De la mano de esta alusión al río neoyorquino llegamos a uno de los poemas más incisivos de La bicicleta del panadero. Me refiero a “El criadero de tejones” en el que, a colación de la Feria Literaria de Guadalajara, se arremete sin reparo contra el mercado editorial (“por aquí lo que se vende es mierda y reliquias de artista, máquinas cosechadoras con las que rasurar los cipreses de la aldea vendida al protestantismo”), se lee la burla de esos cinco minutos de gloria, de ese fragmento de medalla que cada poeta cree merecer y –estamos de nuevo ante otro de los filones temáticos de La bicicleta…– del mundo académico y su jerga esterilizadora, de esa “guardia civil” que puede ser la crítica dedicada en cuerpo y alma –y vuelvo a Lorca– a “quemar la imaginación” por su afán de escrutar lo que no puede entenderse. Esos “conferenciantes del excepto y las partículas de lo inseparable”, los que dictan qué es poesía y qué no desde sus poltronas sabetodolodistas, en tanto que representantes de un orden de pensamiento contrario al pálpito creador: “Qué preceptiva ni qué gaitas. Las brigadas de gramáticos y recaudadores de significados no impondrán de nuevo cartillas militares a los párvulos insumisos”.

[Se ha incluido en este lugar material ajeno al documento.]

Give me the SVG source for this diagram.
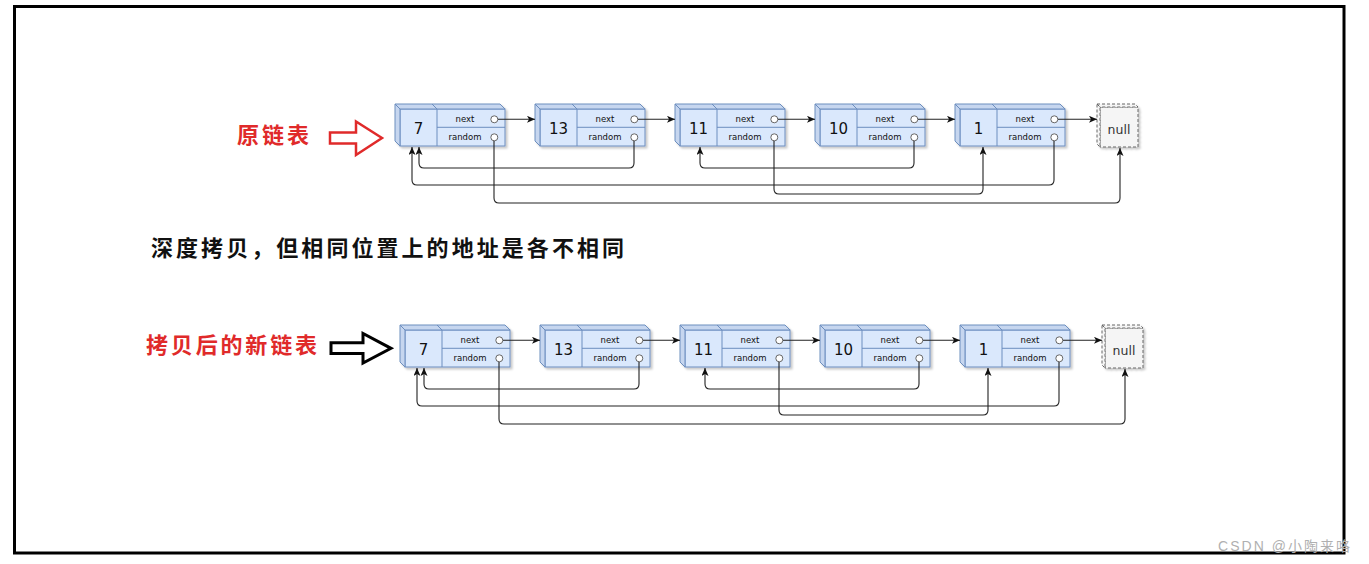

Frente a dicho ejército alienante se hallan los nombres que se deslizan a lo largo del libro y que constituyen la asamblea de amigos y de autores con los que dialoga estrechamente el libro: Ullán y Pereira (en el poema que acabo de citar), Lautréamont, Mallarmé, Whitman, Rimbaud, Milton, Rojas, Lezama Lima, Larrea o, de manera más velada o explícita, Gamoneda, entre otros muchos. Es gracias a ellos cómo Mestre fue afilando su verbo, buscando nuevas gramáticas o, en suma, pedaleando por el camino de la literatura. Y digo esto porque, como si no quisiera perder pie el poeta por el alud de su propio libro, en ocasiones desliza alguna nota metaliteraria que le mantiene en ruta. Véase cuando, ya hacia el final de esta carrera en la que ha habido momentos en que “la bicicleta se ha salido en la curva”, reconoce que “es más que probable que te confisquen la bicicleta por presunto demente” o habla sin más “del último día de esta escritura”. Un día final que sólo se alcanzará cuando la revolución poética que supone este volumen tenga su correlato en la vida real, cuando de una vez por todas la palabra se encarne en justicia para los desamparados.